>> Start Material

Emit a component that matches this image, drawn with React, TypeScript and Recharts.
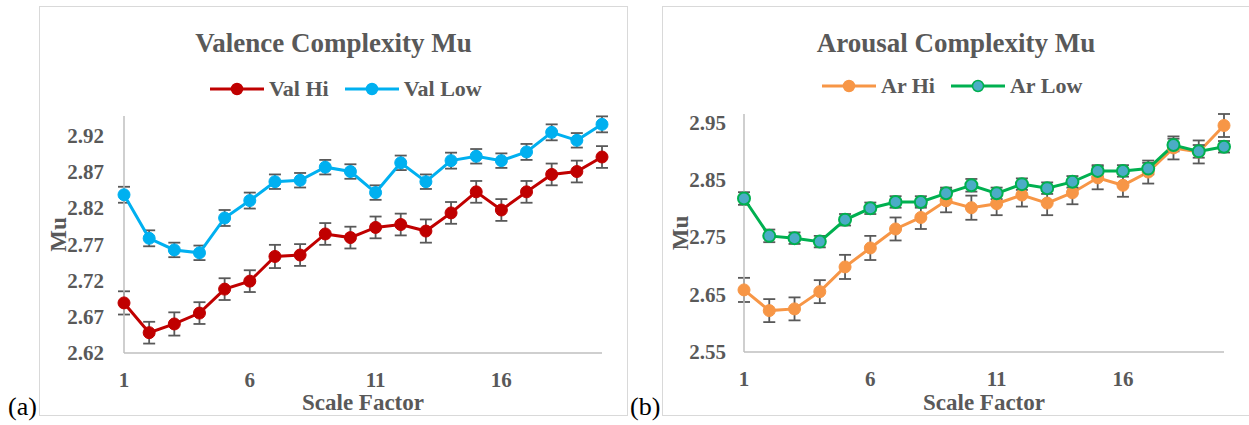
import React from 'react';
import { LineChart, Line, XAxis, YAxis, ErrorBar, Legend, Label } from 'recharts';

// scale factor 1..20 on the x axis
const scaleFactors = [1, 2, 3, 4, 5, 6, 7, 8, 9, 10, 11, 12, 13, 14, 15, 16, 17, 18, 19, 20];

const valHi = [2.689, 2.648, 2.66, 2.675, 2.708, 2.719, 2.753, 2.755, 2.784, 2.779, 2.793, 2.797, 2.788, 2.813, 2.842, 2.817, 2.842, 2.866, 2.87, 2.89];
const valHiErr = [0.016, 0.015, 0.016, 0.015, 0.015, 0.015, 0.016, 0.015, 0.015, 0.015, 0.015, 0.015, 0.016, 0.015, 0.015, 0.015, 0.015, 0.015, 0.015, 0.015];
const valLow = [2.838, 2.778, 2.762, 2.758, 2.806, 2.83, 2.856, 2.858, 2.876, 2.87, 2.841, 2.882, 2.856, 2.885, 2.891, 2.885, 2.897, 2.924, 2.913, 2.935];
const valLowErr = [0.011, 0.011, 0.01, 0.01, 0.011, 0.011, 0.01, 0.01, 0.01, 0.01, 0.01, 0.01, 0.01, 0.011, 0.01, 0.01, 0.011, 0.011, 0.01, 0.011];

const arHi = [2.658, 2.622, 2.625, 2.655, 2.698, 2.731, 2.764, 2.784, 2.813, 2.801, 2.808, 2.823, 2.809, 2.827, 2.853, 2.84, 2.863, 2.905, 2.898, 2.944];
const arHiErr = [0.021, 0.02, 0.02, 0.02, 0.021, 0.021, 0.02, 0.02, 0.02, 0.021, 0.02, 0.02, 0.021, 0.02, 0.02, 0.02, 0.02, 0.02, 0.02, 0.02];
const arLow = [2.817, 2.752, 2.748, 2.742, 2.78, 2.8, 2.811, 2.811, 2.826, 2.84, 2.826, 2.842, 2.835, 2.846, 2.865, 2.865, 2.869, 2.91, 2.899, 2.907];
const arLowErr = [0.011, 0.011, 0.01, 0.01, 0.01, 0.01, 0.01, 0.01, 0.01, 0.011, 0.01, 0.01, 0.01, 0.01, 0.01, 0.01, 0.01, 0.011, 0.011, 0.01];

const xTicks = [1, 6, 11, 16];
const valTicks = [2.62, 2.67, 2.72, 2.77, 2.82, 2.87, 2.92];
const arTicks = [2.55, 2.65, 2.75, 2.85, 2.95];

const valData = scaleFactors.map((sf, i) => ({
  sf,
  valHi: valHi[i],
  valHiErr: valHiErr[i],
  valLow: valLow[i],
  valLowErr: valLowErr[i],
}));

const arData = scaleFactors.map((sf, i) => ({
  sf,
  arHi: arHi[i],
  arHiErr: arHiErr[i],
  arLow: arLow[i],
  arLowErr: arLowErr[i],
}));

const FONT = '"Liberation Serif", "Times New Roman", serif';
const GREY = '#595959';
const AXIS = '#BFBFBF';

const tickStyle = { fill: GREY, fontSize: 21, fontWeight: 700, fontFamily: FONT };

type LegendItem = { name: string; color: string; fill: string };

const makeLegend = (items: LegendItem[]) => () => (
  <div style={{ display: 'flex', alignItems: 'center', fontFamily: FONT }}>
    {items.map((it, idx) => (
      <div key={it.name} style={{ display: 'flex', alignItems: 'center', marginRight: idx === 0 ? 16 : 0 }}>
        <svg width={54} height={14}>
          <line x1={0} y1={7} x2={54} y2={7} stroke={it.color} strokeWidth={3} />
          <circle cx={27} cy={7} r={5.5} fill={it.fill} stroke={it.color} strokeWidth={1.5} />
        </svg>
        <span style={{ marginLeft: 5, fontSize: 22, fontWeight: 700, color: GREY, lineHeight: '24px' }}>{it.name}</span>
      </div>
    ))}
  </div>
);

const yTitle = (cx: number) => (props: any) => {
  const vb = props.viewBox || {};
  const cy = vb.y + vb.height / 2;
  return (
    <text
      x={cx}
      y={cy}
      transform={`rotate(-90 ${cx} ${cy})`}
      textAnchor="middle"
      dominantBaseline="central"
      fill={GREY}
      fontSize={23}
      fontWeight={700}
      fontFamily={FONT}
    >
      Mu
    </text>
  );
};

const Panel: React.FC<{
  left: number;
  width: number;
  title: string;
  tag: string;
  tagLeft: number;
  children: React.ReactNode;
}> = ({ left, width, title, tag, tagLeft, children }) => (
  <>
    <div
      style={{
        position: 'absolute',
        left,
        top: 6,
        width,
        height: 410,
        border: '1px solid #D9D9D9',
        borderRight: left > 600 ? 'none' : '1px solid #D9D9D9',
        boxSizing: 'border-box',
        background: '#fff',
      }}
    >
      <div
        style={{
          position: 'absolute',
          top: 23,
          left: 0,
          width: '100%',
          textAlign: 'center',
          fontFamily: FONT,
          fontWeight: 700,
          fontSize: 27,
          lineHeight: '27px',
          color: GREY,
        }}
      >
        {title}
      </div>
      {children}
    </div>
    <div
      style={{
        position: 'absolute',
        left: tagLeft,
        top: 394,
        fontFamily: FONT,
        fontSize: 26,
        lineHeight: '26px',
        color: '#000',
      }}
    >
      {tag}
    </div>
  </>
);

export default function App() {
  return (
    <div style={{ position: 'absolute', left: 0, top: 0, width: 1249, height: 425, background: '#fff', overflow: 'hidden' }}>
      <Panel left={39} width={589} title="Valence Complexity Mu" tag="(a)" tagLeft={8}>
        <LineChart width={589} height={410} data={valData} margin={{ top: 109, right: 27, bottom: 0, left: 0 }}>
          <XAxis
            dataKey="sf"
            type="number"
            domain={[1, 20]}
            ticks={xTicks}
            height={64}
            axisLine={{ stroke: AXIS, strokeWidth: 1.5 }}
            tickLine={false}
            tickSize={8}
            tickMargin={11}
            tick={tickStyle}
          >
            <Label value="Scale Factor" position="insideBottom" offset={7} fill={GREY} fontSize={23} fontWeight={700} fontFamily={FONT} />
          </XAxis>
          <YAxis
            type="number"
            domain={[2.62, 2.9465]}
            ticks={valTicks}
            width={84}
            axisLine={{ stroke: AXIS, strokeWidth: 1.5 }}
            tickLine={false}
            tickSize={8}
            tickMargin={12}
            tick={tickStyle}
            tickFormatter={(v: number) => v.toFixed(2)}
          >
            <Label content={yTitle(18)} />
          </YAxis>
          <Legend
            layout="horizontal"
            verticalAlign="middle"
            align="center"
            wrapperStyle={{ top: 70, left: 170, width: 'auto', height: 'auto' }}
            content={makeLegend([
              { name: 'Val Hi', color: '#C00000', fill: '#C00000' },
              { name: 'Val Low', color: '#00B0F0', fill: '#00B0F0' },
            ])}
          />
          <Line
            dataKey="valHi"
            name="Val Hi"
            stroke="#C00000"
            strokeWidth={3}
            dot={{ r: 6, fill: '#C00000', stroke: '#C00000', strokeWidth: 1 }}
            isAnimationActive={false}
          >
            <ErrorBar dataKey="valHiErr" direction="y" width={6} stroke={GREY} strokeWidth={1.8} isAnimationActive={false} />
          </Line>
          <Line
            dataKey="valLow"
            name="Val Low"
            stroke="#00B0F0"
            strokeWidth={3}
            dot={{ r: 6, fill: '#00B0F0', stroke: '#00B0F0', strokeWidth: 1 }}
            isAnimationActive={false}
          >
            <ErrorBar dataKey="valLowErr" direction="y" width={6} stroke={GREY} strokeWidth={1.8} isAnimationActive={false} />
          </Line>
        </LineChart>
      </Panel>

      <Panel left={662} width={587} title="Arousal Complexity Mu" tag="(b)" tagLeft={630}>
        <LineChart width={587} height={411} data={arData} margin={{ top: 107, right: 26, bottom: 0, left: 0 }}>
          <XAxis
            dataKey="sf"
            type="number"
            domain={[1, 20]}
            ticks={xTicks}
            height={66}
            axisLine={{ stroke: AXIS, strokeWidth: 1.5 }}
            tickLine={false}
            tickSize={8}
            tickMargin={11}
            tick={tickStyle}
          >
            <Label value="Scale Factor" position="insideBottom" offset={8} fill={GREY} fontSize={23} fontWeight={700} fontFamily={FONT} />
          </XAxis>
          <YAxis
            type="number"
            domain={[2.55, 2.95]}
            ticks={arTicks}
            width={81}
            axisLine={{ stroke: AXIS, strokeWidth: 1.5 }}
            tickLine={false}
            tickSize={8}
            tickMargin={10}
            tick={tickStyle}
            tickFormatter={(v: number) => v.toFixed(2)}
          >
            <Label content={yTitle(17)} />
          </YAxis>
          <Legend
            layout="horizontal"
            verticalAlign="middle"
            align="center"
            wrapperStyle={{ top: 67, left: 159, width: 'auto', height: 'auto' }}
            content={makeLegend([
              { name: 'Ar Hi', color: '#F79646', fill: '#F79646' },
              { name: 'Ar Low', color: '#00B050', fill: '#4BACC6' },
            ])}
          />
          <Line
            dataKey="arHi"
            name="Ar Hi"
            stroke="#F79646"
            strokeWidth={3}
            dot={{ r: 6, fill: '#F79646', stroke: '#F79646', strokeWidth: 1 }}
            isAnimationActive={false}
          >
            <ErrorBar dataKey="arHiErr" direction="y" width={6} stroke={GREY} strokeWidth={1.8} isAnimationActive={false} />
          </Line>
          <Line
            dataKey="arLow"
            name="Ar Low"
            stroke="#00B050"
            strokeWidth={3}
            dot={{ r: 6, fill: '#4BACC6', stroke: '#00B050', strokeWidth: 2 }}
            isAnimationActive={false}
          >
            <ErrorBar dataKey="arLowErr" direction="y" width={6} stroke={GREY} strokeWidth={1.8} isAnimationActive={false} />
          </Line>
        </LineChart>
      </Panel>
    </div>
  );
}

>> End Material
>> Start Material

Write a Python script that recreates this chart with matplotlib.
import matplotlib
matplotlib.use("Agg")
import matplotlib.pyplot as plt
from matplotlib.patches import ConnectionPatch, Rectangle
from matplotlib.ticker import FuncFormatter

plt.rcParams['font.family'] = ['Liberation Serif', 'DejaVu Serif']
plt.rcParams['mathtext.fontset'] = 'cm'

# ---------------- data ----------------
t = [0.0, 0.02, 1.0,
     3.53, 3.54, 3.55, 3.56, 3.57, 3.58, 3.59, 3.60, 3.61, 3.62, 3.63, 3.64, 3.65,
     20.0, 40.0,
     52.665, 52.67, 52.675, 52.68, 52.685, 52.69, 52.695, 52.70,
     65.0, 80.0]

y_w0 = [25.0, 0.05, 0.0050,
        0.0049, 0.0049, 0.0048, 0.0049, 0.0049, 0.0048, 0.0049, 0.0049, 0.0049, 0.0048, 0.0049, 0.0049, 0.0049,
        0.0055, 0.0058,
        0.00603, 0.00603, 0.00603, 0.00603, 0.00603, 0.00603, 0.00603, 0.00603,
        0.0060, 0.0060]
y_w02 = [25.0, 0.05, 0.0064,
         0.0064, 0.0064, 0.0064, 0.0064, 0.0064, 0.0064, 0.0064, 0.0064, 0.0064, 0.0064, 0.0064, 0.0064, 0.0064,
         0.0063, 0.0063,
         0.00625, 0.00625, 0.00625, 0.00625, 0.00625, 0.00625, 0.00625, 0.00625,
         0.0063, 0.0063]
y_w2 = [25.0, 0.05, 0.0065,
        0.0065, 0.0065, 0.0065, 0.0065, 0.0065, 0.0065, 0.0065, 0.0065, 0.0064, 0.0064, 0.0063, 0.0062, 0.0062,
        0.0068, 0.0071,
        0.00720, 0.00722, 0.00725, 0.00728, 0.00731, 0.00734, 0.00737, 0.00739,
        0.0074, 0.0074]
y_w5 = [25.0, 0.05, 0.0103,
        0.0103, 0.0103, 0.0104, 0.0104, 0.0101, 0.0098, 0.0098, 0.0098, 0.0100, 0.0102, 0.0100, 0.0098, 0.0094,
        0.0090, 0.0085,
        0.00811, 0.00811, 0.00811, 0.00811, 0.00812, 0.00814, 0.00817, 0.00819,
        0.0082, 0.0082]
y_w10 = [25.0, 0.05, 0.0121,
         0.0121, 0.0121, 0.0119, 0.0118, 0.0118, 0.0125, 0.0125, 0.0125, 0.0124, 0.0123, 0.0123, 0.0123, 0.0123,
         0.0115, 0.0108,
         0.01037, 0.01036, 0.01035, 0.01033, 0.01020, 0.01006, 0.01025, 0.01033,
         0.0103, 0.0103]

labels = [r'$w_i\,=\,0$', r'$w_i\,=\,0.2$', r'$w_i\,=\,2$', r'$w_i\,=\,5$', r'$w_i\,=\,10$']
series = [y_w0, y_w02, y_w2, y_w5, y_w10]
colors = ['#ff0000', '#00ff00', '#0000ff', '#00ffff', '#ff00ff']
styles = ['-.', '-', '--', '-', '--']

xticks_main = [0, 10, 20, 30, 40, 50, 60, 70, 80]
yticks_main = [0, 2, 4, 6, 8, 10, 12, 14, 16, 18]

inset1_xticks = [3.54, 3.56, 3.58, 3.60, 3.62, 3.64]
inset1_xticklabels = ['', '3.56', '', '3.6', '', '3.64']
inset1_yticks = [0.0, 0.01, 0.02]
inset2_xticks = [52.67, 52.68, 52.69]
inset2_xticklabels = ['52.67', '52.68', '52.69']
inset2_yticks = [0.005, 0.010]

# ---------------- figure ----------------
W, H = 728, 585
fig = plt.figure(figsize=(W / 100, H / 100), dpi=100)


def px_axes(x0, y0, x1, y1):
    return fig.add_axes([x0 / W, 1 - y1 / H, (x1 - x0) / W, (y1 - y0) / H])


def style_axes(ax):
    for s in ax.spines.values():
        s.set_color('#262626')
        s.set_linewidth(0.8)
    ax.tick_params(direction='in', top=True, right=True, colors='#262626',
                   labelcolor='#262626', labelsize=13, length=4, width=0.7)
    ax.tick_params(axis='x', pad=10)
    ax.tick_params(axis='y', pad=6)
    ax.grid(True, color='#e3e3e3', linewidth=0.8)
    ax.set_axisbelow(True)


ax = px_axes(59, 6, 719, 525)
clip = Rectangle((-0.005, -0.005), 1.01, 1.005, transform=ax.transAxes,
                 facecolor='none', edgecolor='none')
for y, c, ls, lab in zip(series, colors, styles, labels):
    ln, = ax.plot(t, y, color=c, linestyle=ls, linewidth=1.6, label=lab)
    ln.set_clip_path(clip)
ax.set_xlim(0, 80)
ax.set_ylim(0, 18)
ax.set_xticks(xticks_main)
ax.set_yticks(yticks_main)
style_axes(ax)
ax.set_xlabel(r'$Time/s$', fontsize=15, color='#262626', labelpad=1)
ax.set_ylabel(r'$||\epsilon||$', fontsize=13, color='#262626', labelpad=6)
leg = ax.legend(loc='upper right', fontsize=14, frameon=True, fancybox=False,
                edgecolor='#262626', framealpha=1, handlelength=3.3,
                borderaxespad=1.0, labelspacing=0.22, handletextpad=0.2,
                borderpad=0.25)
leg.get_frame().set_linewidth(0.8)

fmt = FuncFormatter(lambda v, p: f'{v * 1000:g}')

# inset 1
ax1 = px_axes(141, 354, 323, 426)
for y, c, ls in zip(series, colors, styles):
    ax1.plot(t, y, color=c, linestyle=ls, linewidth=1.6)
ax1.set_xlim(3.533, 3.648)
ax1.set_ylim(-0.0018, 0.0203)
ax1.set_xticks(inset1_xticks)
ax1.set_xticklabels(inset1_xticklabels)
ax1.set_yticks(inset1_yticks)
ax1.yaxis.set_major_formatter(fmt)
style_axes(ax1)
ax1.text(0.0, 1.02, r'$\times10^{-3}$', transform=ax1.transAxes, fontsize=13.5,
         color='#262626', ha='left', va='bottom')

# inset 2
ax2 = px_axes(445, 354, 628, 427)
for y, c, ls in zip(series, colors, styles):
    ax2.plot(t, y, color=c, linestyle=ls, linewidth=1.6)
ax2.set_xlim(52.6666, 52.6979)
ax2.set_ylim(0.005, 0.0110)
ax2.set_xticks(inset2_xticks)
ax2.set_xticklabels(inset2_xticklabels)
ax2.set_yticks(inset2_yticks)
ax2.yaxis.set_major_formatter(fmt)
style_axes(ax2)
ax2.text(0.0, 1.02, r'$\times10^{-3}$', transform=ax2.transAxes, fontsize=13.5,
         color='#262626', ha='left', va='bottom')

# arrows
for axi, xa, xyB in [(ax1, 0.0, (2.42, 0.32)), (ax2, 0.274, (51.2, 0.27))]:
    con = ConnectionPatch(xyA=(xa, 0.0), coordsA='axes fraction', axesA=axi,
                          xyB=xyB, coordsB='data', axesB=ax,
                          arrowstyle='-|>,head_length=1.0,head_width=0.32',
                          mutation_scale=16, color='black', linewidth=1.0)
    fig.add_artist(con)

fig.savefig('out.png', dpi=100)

>> End Material

▶ _Problem statement_: Drop the images and output only the lines from the one that contains "Emit a component" to the one that contains "18, 19, 20];", both included.

▶ _Exercise answer_:
Emit a component that matches this image, drawn with React, TypeScript and Recharts.
import React from 'react';
import { LineChart, Line, XAxis, YAxis, ErrorBar, Legend, Label } from 'recharts';

// scale factor 1..20 on the x axis
const scaleFactors = [1, 2, 3, 4, 5, 6, 7, 8, 9, 10, 11, 12, 13, 14, 15, 16, 17, 18, 19, 20];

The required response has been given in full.